With that in mind, we explore the types of roles where automation could be beneficial and those jobs where human interaction is the only way to go. Two MRA experts each take a side in the automation discussion.
Automation allows for humans to focus on other things. The best use of automation is when technology and computers take over manual tasks that produce the same results, allowing staff to take that time and think critically or focus on things requiring a human brain to do so.
Let’s consider payroll. Remember back in the day when you had to take your timecard and physically get it stamped with the time when you got to work and when you left? Then someone had to collect all the cards and dive into adding up the hours you worked to figure out what your pay would be. Today there are automated systems in place to do that, freeing up the time spent on that work to be used in different ways, possibly in more strategic roles involving the human interaction aspects of the company,
Automation can be a big help for organizations that have a lot of redundancy and would benefit from more strategic work that impacts the business.
Let’s Hear It for Humans!
Automation is a complicated topic. It has the potential to add value and success to organizations but at the cost of replacing people. Take autonomous vehicles. The shipping industry has the potential of losing thousands of jobs once a viable product is created.
When it comes to experiences like training and learning, face-to-face is more beneficial for many reasons. You get diversity of thought, which is powerful in the moment.
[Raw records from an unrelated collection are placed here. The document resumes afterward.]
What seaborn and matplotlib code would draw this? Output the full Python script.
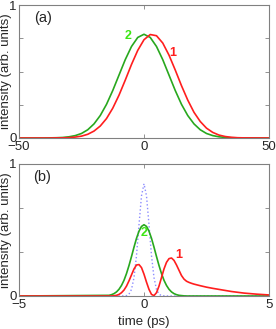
import numpy as np
import pandas as pd
import seaborn as sns
import matplotlib.pyplot as plt

# panel (a): long pulses, time axis in ps
time_a = [-50, -40, -37.5, -35, -32.5, -30, -27.5, -25, -22.5, -20, -17.5, -15,
          -12.5, -10, -7.5, -5, -2.5, 0, 2.5, 5, 7.5, 10, 12.5, 15, 17.5, 20,
          22.5, 25, 27.5, 30, 32.5, 35, 37.5, 40, 50]
green_a = [0, 0, 0.001, 0.002, 0.004, 0.009, 0.018, 0.034, 0.062, 0.106, 0.169, 0.253,
           0.357, 0.473, 0.589, 0.688, 0.756, 0.780, 0.756, 0.688, 0.589, 0.473, 0.357, 0.253,
           0.169, 0.106, 0.062, 0.034, 0.018, 0.009, 0.004, 0.002, 0.001, 0, 0]
red_a = [0, 0, 0, 0.001, 0.001, 0.003, 0.007, 0.014, 0.028, 0.052, 0.090, 0.146,
         0.224, 0.322, 0.435, 0.553, 0.659, 0.739, 0.778, 0.769, 0.714, 0.623, 0.511, 0.393,
         0.285, 0.193, 0.124, 0.074, 0.042, 0.022, 0.011, 0.005, 0.002, 0.001, 0]

# panel (b): short pulses
time_b = [-5.0, -1.4, -1.3, -1.2, -1.1, -1.0, -0.9, -0.8, -0.7, -0.6, -0.5, -0.4,
          -0.3, -0.2, -0.1, 0.0, 0.1, 0.2, 0.3, 0.4, 0.5, 0.6, 0.7, 0.8,
          0.9, 1.0, 1.1, 1.2, 1.3, 1.4, 1.5, 1.6, 1.7, 1.8, 1.9, 2.0,
          2.25, 2.5, 2.75, 3.0, 3.5, 4.0, 4.5, 5.0]
blue_b = [0, 0, 0, 0, 0, 0, 0, 0.001, 0.003, 0.014, 0.050, 0.139,
          0.306, 0.540, 0.759, 0.850, 0.759, 0.540, 0.306, 0.139, 0.050, 0.014, 0.003, 0.001,
          0, 0, 0, 0, 0, 0, 0, 0, 0, 0, 0, 0,
          0, 0, 0, 0, 0, 0, 0, 0]
green_b = [0, 0.005, 0.010, 0.018, 0.031, 0.051, 0.080, 0.119, 0.170, 0.231, 0.299, 0.370,
           0.437, 0.491, 0.527, 0.540, 0.527, 0.491, 0.437, 0.370, 0.299, 0.231, 0.170, 0.119,
           0.080, 0.051, 0.031, 0.018, 0.010, 0.005, 0.003, 0.001, 0, 0, 0, 0,
           0, 0, 0, 0, 0, 0, 0, 0]
red_b = [0, 0, 0, 0.002, 0.005, 0.012, 0.025, 0.045, 0.075, 0.115, 0.160, 0.205,
         0.235, 0.238, 0.215, 0.165, 0.105, 0.050, 0.012, 0.003, 0.025, 0.075, 0.140, 0.205,
         0.255, 0.283, 0.288, 0.270, 0.235, 0.195, 0.155, 0.128, 0.112, 0.103, 0.096, 0.090,
         0.078, 0.067, 0.058, 0.050, 0.034, 0.022, 0.014, 0.008]

RED = "#ff1e1e"
GREEN = "#28a81e"
LABEL_GREEN = "#3ce614"
BLUE = "#8c8cff"

sns.set_style("ticks")
plt.rcParams['font.family'] = ['Liberation Sans', 'DejaVu Sans']
plt.rcParams['font.size'] = 9.5

fig = plt.figure(figsize=(2.76, 3.29), dpi=100)
ax_a = fig.add_axes([19/276, 1 - 138/329, 250/276, 133/329])
ax_b = fig.add_axes([19/276, 1 - 296/329, 250/276, 132/329])

df_a = pd.DataFrame({"t": time_a, "green": green_a, "red": red_a})
df_b = pd.DataFrame({"t": time_b, "blue": blue_b, "green": green_b, "red": red_b})

sns.lineplot(data=df_a, x="t", y="green", ax=ax_a, color=GREEN, lw=1.2)
sns.lineplot(data=df_a, x="t", y="red", ax=ax_a, color=RED, lw=1.2)

sns.lineplot(data=df_b, x="t", y="blue", ax=ax_b, color=BLUE, lw=1.0, linestyle=":")
sns.lineplot(data=df_b, x="t", y="green", ax=ax_b, color=GREEN, lw=1.2)
sns.lineplot(data=df_b, x="t", y="red", ax=ax_b, color=RED, lw=1.2)

for ax, lim, xt, yt in [(ax_a, 50, [-50, 0, 50], [0, 0.25, 0.5, 0.75, 1]),
                        (ax_b, 5, [-5, 0, 5], [0, 1/3, 2/3, 1])]:
    ax.set_xlim(-lim, lim)
    ax.set_ylim(0, 1)
    ax.set_xticks(xt)
    ax.set_xticklabels([f"\u2212{lim}" if v < 0 else str(v) for v in xt])
    ax.set_yticks(yt)
    ax.set_yticklabels(["0"] + [""] * (len(yt) - 2) + ["1"])
    ax.tick_params(direction="in", length=3, width=0.6, color="#808080",
                   top=True, right=True, labelsize=9.5)
    ax.tick_params(axis="x", pad=2)
    ax.tick_params(axis="y", pad=1.5)
    for s in ax.spines.values():
        s.set_visible(True)
        s.set_color("#808080")
        s.set_linewidth(0.8)
    ax.set_ylabel("intensity (arb. units)", fontsize=9.5, labelpad=-2)
    ax.set_xlabel("")

ax_b.set_xlabel("time (ps)", fontsize=9.5, labelpad=3.5)

ax_a.text(0.06, 0.87, "(a)", transform=ax_a.transAxes, fontsize=10.5)
ax_b.text(0.055, 0.87, "(b)", transform=ax_b.transAxes, fontsize=10.5)

ax_a.text(-6.5, 0.77, "2", color=LABEL_GREEN, fontsize=9, fontweight="bold", ha="center", va="center")
ax_a.text(11.5, 0.64, "1", color=RED, fontsize=9, fontweight="bold", ha="center", va="center")
ax_b.text(0.0, 0.48, "2", color=LABEL_GREEN, fontsize=9, fontweight="bold", ha="center", va="center")
ax_b.text(1.4, 0.31, "1", color=RED, fontsize=9, fontweight="bold", ha="center", va="center")

fig.savefig("out.png", dpi=100)
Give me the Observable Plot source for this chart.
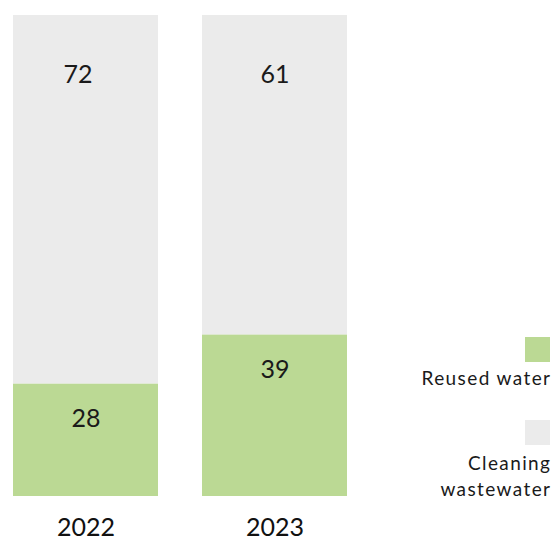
<!DOCTYPE html>
<html><head><meta charset="utf-8">
<script src="https://cdn.jsdelivr.net/npm/d3@7"></script>
<script src="https://cdn.jsdelivr.net/npm/@observablehq/plot@0.6"></script>
<style>
body{margin:0;background:#fff;font-family:Lato,sans-serif;}
#wrap{position:relative;width:553px;height:540px;}
.lg{position:absolute;right:1.6px;text-align:right;font-size:19px;letter-spacing:1.4px;color:#1a1a1a;line-height:26px;white-space:pre;}
.sw{position:absolute;right:3px;width:25px;height:25px;}
</style></head><body><div id="wrap"></div>
<script>
const years = ["2022", "2023"];
const series = ["Reused water", "Cleaning wastewater"];
const reusedLabels = [28, 39];
const cleaningLabels = [72, 61];
// bar heights as drawn in the picture (share of the full bar)
const reusedShare = [23.4, 33.6];
const cleaningShare = [76.6, 66.4];
const colors = ["#bbd994", "#ebebeb"];
const legendLabels = ["Reused water", "Cleaning\nwastewater"];

const rows = years.flatMap((y, i) => [
  {year: y, series: series[0], value: reusedShare[i], label: reusedLabels[i], top: reusedShare[i]},
  {year: y, series: series[1], value: cleaningShare[i], label: cleaningLabels[i], top: reusedShare[i] + cleaningShare[i]}
]);
const grey = rows.filter(d => d.series === series[1]);
const green = rows.filter(d => d.series === series[0]);

const chart = Plot.plot({
  width: 553, height: 540,
  marginLeft: 13, marginRight: 206, marginTop: 15, marginBottom: 44,
  style: {fontFamily: "Lato, sans-serif", background: "transparent", color: "#111"},
  x: {domain: years, paddingInner: 0.233, paddingOuter: 0, label: null},
  y: {domain: [0, 100], axis: null},
  color: {domain: series, range: colors},
  marks: [
    Plot.barY(rows, {x: "year", y: "value", fill: "series", order: series}),
    Plot.text(grey.filter(d => d.year === years[0]), {x: "year", y: "top", text: "label", dy: 59, dx: -8, fontSize: 25, fill: "#1a1a1a"}),
    Plot.text(grey.filter(d => d.year !== years[0]), {x: "year", y: "top", text: "label", dy: 59, fontSize: 25, fill: "#1a1a1a"}),
    Plot.text(green, {x: "year", y: "top", text: "label", dy: 35, fontSize: 25, fill: "#1a1a1a"}),
    Plot.axisX({tickSize: 0, tickPadding: 22, fontSize: 25, label: null, fill: "#111"})
  ]
});
const wrap = document.getElementById("wrap");
wrap.appendChild(chart);

const swTops = [337, 420];
const lgTops = [365, 450];
series.forEach((s, i) => {
  const sw = document.createElement("div");
  sw.className = "sw"; sw.style.top = swTops[i] + "px"; sw.style.background = colors[i];
  wrap.appendChild(sw);
  const lg = document.createElement("div");
  lg.className = "lg"; lg.style.top = lgTops[i] + "px"; lg.textContent = legendLabels[i];
  wrap.appendChild(lg);
});
</script></body></html>
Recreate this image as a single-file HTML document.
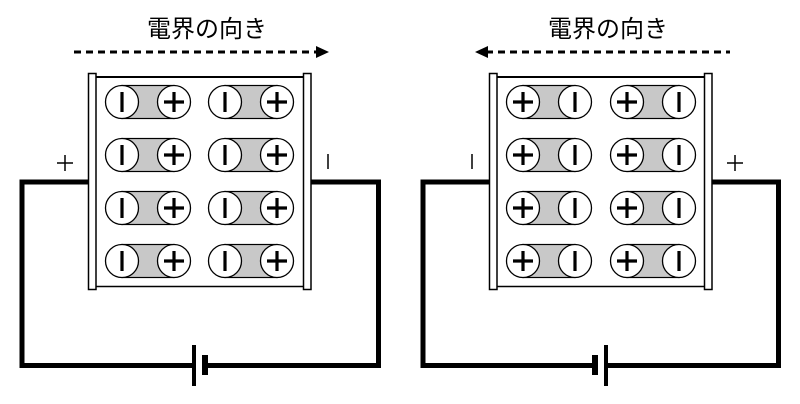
<!DOCTYPE html>
<html><head><meta charset="utf-8"><style>html,body{margin:0;padding:0;background:#fff}svg{display:block}</style></head>
<body>
<svg width="800" height="404" viewBox="0 0 800 404" xmlns="http://www.w3.org/2000/svg">
<defs>
<g id="mol">
<rect x="0" y="-16.5" width="52" height="33" fill="#c8c8c8" stroke="#000" stroke-width="1.2"/>
<circle cx="0" cy="0" r="16.5" fill="#fff" stroke="#000" stroke-width="1.3"/>
<circle cx="52" cy="0" r="16.5" fill="#fff" stroke="#000" stroke-width="1.3"/>
</g>
<g id="minus"><line x1="0" y1="-10" x2="0" y2="10" stroke="#000" stroke-width="3.2"/></g>
<g id="plus"><line x1="-10" y1="0" x2="10" y2="0" stroke="#000" stroke-width="3.2"/><line x1="0" y1="-10" x2="0" y2="10" stroke="#000" stroke-width="3.2"/></g>
<g id="lplus"><line x1="-8" y1="0" x2="8" y2="0" stroke="#000" stroke-width="1.5"/><line x1="0" y1="-8" x2="0" y2="8" stroke="#000" stroke-width="1.5"/></g>
</defs>
<g font-family="'Liberation Sans','Noto Sans CJK JP',sans-serif">
<!-- LEFT -->
<text x="207" y="37" font-size="24" text-anchor="middle" font-family="'Noto Sans CJK JP',sans-serif">電界の向き</text>
<line x1="74" y1="52" x2="318" y2="52" stroke="#000" stroke-width="3" stroke-dasharray="7,5"/>
<polygon points="316,46 329,52 316,58" fill="#000"/>
<polyline points="88,182 22,182 22,365.5 193,365.5" fill="none" stroke="#000" stroke-width="5"/>
<polyline points="206,365.5 378.5,365.5 378.5,182 311,182" fill="none" stroke="#000" stroke-width="5"/>
<rect x="192" y="345" width="4" height="41" fill="#000"/>
<rect x="202" y="355" width="6" height="20" fill="#000"/>
<line x1="96" y1="77" x2="303" y2="77" stroke="#000" stroke-width="2"/>
<line x1="96" y1="286.5" x2="303" y2="286.5" stroke="#000" stroke-width="1.5"/>
<rect x="88.5" y="73.5" width="7.5" height="216" fill="#fff" stroke="#000" stroke-width="1.5"/>
<rect x="303.5" y="73.5" width="7.5" height="216" fill="#fff" stroke="#000" stroke-width="1.5"/>
<use href="#lplus" x="65" y="163"/>
<line x1="328" y1="154" x2="328" y2="169" stroke="#000" stroke-width="1.5"/>
<g>
<use href="#mol" x="122" y="102"/><use href="#minus" x="122" y="102"/><use href="#plus" x="174" y="102"/>
<use href="#mol" x="225" y="102"/><use href="#minus" x="225" y="102"/><use href="#plus" x="277" y="102"/>
<use href="#mol" x="122" y="155"/><use href="#minus" x="122" y="155"/><use href="#plus" x="174" y="155"/>
<use href="#mol" x="225" y="155"/><use href="#minus" x="225" y="155"/><use href="#plus" x="277" y="155"/>
<use href="#mol" x="122" y="208"/><use href="#minus" x="122" y="208"/><use href="#plus" x="174" y="208"/>
<use href="#mol" x="225" y="208"/><use href="#minus" x="225" y="208"/><use href="#plus" x="277" y="208"/>
<use href="#mol" x="122" y="261"/><use href="#minus" x="122" y="261"/><use href="#plus" x="174" y="261"/>
<use href="#mol" x="225" y="261"/><use href="#minus" x="225" y="261"/><use href="#plus" x="277" y="261"/>
</g>
<!-- RIGHT -->
<text x="608" y="37" font-size="24" text-anchor="middle" font-family="'Noto Sans CJK JP',sans-serif">電界の向き</text>
<line x1="486" y1="52" x2="730" y2="52" stroke="#000" stroke-width="3" stroke-dasharray="7,5"/>
<polygon points="488,46 475,52 488,58" fill="#000"/>
<polyline points="489,182 423,182 423,365.5 594,365.5" fill="none" stroke="#000" stroke-width="5"/>
<polyline points="607,365.5 778.5,365.5 778.5,182 712,182" fill="none" stroke="#000" stroke-width="5"/>
<rect x="592" y="355" width="6" height="20" fill="#000"/>
<rect x="604" y="345" width="4" height="41" fill="#000"/>
<line x1="497" y1="77" x2="704" y2="77" stroke="#000" stroke-width="2"/>
<line x1="497" y1="286.5" x2="704" y2="286.5" stroke="#000" stroke-width="1.5"/>
<rect x="489.5" y="73.5" width="7.5" height="216" fill="#fff" stroke="#000" stroke-width="1.5"/>
<rect x="704.5" y="73.5" width="7.5" height="216" fill="#fff" stroke="#000" stroke-width="1.5"/>
<line x1="472" y1="154" x2="472" y2="169" stroke="#000" stroke-width="1.5"/>
<use href="#lplus" x="735" y="163"/>
<g>
<use href="#mol" x="523" y="102"/><use href="#plus" x="523" y="102"/><use href="#minus" x="575" y="102"/>
<use href="#mol" x="627" y="102"/><use href="#plus" x="627" y="102"/><use href="#minus" x="679" y="102"/>
<use href="#mol" x="523" y="155"/><use href="#plus" x="523" y="155"/><use href="#minus" x="575" y="155"/>
<use href="#mol" x="627" y="155"/><use href="#plus" x="627" y="155"/><use href="#minus" x="679" y="155"/>
<use href="#mol" x="523" y="208"/><use href="#plus" x="523" y="208"/><use href="#minus" x="575" y="208"/>
<use href="#mol" x="627" y="208"/><use href="#plus" x="627" y="208"/><use href="#minus" x="679" y="208"/>
<use href="#mol" x="523" y="261"/><use href="#plus" x="523" y="261"/><use href="#minus" x="575" y="261"/>
<use href="#mol" x="627" y="261"/><use href="#plus" x="627" y="261"/><use href="#minus" x="679" y="261"/>
</g>
</g>
</svg>
</body></html>
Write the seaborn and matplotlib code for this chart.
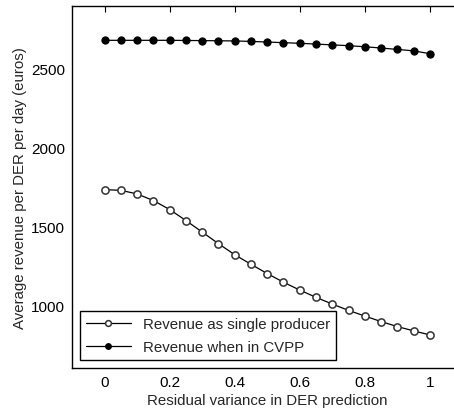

People sharing their opinions and ideas, considering others’ perspectives, and hearing compelling stories lends to the learning atmosphere.
Something that doesn’t exist with automation is nonverbal communication. When you’re interacting with others, you can observe nonverbal behavior and clarify or confirm what the other person is thinking, determine if the person is relaxed or confused, and react accordingly.
Also, people have different learning styles. Many learn better when they can see and touch things, versus learning over a screen or a recorded lesson. And for introverted learners, human interaction draws them out and gets them involved.
Cheryl and Zach both agree that the brain power of humans is still the gold standard in the workplace. Humans interacting with each other produce the best results, but automation can create efficiencies and serve a purpose when it frees up people to operate in strategic positions within the organization.